Polityk mówił o tym podczas czwartkowego wystąpienia w La Crosse w stanie Wisconsin.
Kandydat Republikanów dokonał w ostatnim czasie wyraźnej zmiany w programie politycznym ugrupowania. Na konwencji w lipcu w Milwaukee Republikanie odrzucili zapis mówiący o bezwzględnej ochronie życia dzieci nienarodzonych. Zamiast tego wprowadzili zdania wyrażające poparcie właśnie dla in vitro.
Wesprzyj nas już teraz!
Wcześniej w tym roku Sąd Najwyższy stanu Alabama orzekł, że zarodki ludzkie powstałe w wyniku procedury in vitro muszą być traktowane jak ludzie. Decyzja została przyjęta z dużym entuzjazmem przez wierzących katolików i inne grupy społeczeństwa USA przeciwne budowie cywilizacji śmierci.

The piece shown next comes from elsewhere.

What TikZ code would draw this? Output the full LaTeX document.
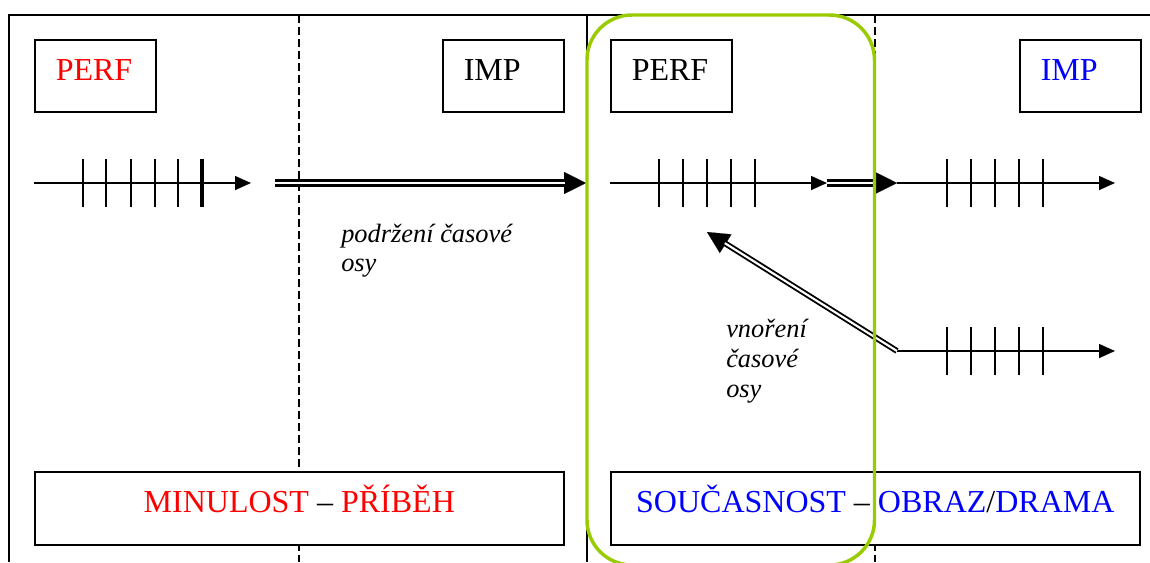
\documentclass[tikz,border=0pt]{standalone}
\usepackage{fontspec}
\setmainfont{Liberation Serif}
\usetikzlibrary{arrows.meta,calc}
\definecolor{frameGreen}{RGB}{153,204,0}
\definecolor{txtRed}{RGB}{255,0,0}
\definecolor{txtBlue}{RGB}{0,0,255}
\tikzset{
  frameline/.style={line width=1.1pt},
  divider/.style={line width=1.0pt, dash pattern=on 6pt off 3pt},
  tagbox/.style={draw, line width=1.2pt, fill=white, anchor=north west,
    minimum width=90.75pt, minimum height=54pt, inner xsep=15.75pt, inner ysep=0pt,
    text width=59.25pt, align=left, text height=15.75pt, text depth=8.25pt,
    font=\fontsize{24}{28}\selectfont},
  bigbox/.style={draw, line width=1.2pt, fill=white, anchor=north west,
    minimum width=396.75pt, minimum height=54.75pt, inner sep=0pt,
    text height=15.75pt, text depth=9.45pt, font=\fontsize{24}{28}\selectfont},
  timeline/.style={line width=1.1pt, -{Triangle[length=12pt,width=10.5pt]}},
  tickmark/.style={line width=1.1pt},
  thicktick/.style={line width=2.3pt},
  dblline/.style={double, line width=1.7pt, double distance=1.9pt},
  bigtip/.style={line width=0.1pt, -{Triangle[length=16.5pt,width=16.5pt]}},
  caption/.style={anchor=base west, inner sep=0pt, font=\fontsize{19.8}{22}\selectfont\itshape},
}
\begin{document}
\begin{tikzpicture}[x=0.75pt,y=-0.75pt]
\useasboundingbox (0,0) rectangle (1150,562);
% frame and dividers
\coordinate (ftl) at (9,15);
\coordinate (ftr) at (1150,15);
\coordinate (fbl) at (9,562);
\coordinate (mt) at (587,15);
\coordinate (mb) at (587,562);
\coordinate (d1t) at (299,15);
\coordinate (d1b) at (299,562);
\coordinate (d2t) at (875,15);
\coordinate (d2b) at (875,562);
\draw[frameline] (fbl) -- (ftl) -- (ftr);
\draw[frameline] (mt) -- (mb);
\draw[divider] (d1t) -- (d1b);
\draw[divider] (d2t) -- (d2b);

% label boxes
\node[tagbox] (perfL) at (34,39) {\textcolor{txtRed}{PERF}};
\node[tagbox] (impL) at (442,39) {IMP};
\node[tagbox] (perfR) at (610,39) {PERF};
\node[tagbox] (impR) at (1019,39) {\textcolor{txtBlue}{IMP}};

\node[bigbox] (past) at (34,471) {\textcolor{txtRed}{MINULOST} – \textcolor{txtRed}{PŘÍBĚH}};
\node[bigbox] (present) at (610,471) {\textcolor{txtBlue}{SOUČASNOST} – \textcolor{txtBlue}{OBRAZ}/\textcolor{txtBlue}{DRAMA}};

% row 1 left timeline
\coordinate (a1s) at (34,183);
\coordinate (a1e) at (251,183);
\draw[timeline] (a1s) -- (a1e);
\foreach \x in {83,106,131,155,178} \draw[tickmark] (\x,159) -- (\x,207);
\draw[thicktick] (202,159) -- (202,207);

% holding double arrow
\coordinate (h1s) at (275,183);
\coordinate (h1e) at (586,183);
\coordinate (h1t) at (540,183);
\draw[bigtip] (h1t) -- (h1e);
\draw[dblline, shorten >=15.75pt] (h1s) -- (h1e);

% row 1 right timelines
\coordinate (a2s) at (610,183);
\coordinate (a2e) at (827,183);
\draw[timeline] (a2s) -- (a2e);
\foreach \x in {659,683,707,731,755} \draw[tickmark] (\x,159) -- (\x,207);

\coordinate (h2e) at (897,183);
\coordinate (h2t) at (860,183);
\draw[bigtip] (h2t) -- (h2e);
\draw[dblline, shorten >=15.75pt] (a2e) -- (h2e);

\coordinate (a3e) at (1115,183);
\draw[timeline] (h2e) -- (a3e);
\foreach \x in {947,971,995,1019,1043} \draw[tickmark] (\x,159) -- (\x,207);

% row 2 timeline
\coordinate (a4s) at (897,351);
\coordinate (a4e) at (1115,351);
\draw[timeline] (a4s) -- (a4e);
\foreach \x in {947,971,995,1019,1043} \draw[tickmark] (\x,327) -- (\x,375);

% embedding double arrow
\coordinate (embE) at (707,232);
\coordinate (embT) at ($(embE)!30pt!(a4s)$);
\draw[bigtip] (embT) -- (embE);
\draw[dblline, line width=1.4pt, double distance=1.6pt, shorten >=15.75pt] (a4s) -- (embE);

% captions
\node[caption] (hold1) at (341,242) {podržení časové};
\node[caption] (hold2) at (341,271) {osy};
\node[caption] (emb1) at (726,337) {vnoření};
\node[caption] (emb2) at (726,367) {časové};
\node[caption] (emb3) at (726,397) {osy};

% green highlight
\draw[frameGreen, line width=2.6pt, rounded corners=33.75pt] (587,15) rectangle (874.5,565);
\end{tikzpicture}
\end{document}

Według komentatorów Donald Trump opowiada się za finansowaniem procedury in vitro oraz przeciwko ogólnokrajowemu zakazowi aborcji ze względu na retorykę Demokratów, którzy zarzucają mu, że chce ograniczyć swobodę Amerykanów w dziedzinie zabijania dzieci nienarodzonych. Ta retoryka miałaby być na tyle skuteczna, że zniechęca część wyborców do poparcia Trumpa; dlatego kandydat Republikanów wykonuje ukłony w stronę ideologii aborcyjnej.
Kilka dni temu kandydat na wiceprezydenta USA J. D. Vance potwierdził, że jeżeli Kongres przyjąłby ustawę zakazującą mordowania dzieci w całym kraju, Trump by ją zawetował.
Trump deklarował też niedawno, że weźmie udział w głosowaniu na Florydzie w sprawie prawa aborcyjnego. Z inicjatywy katolickiego gubernatora stanu Rona DeSantisa obowiązuje tam zakaz mordowania po 6. tygodniu ciąży, ale Trump uważa, że ten okres jest zbyt krótki.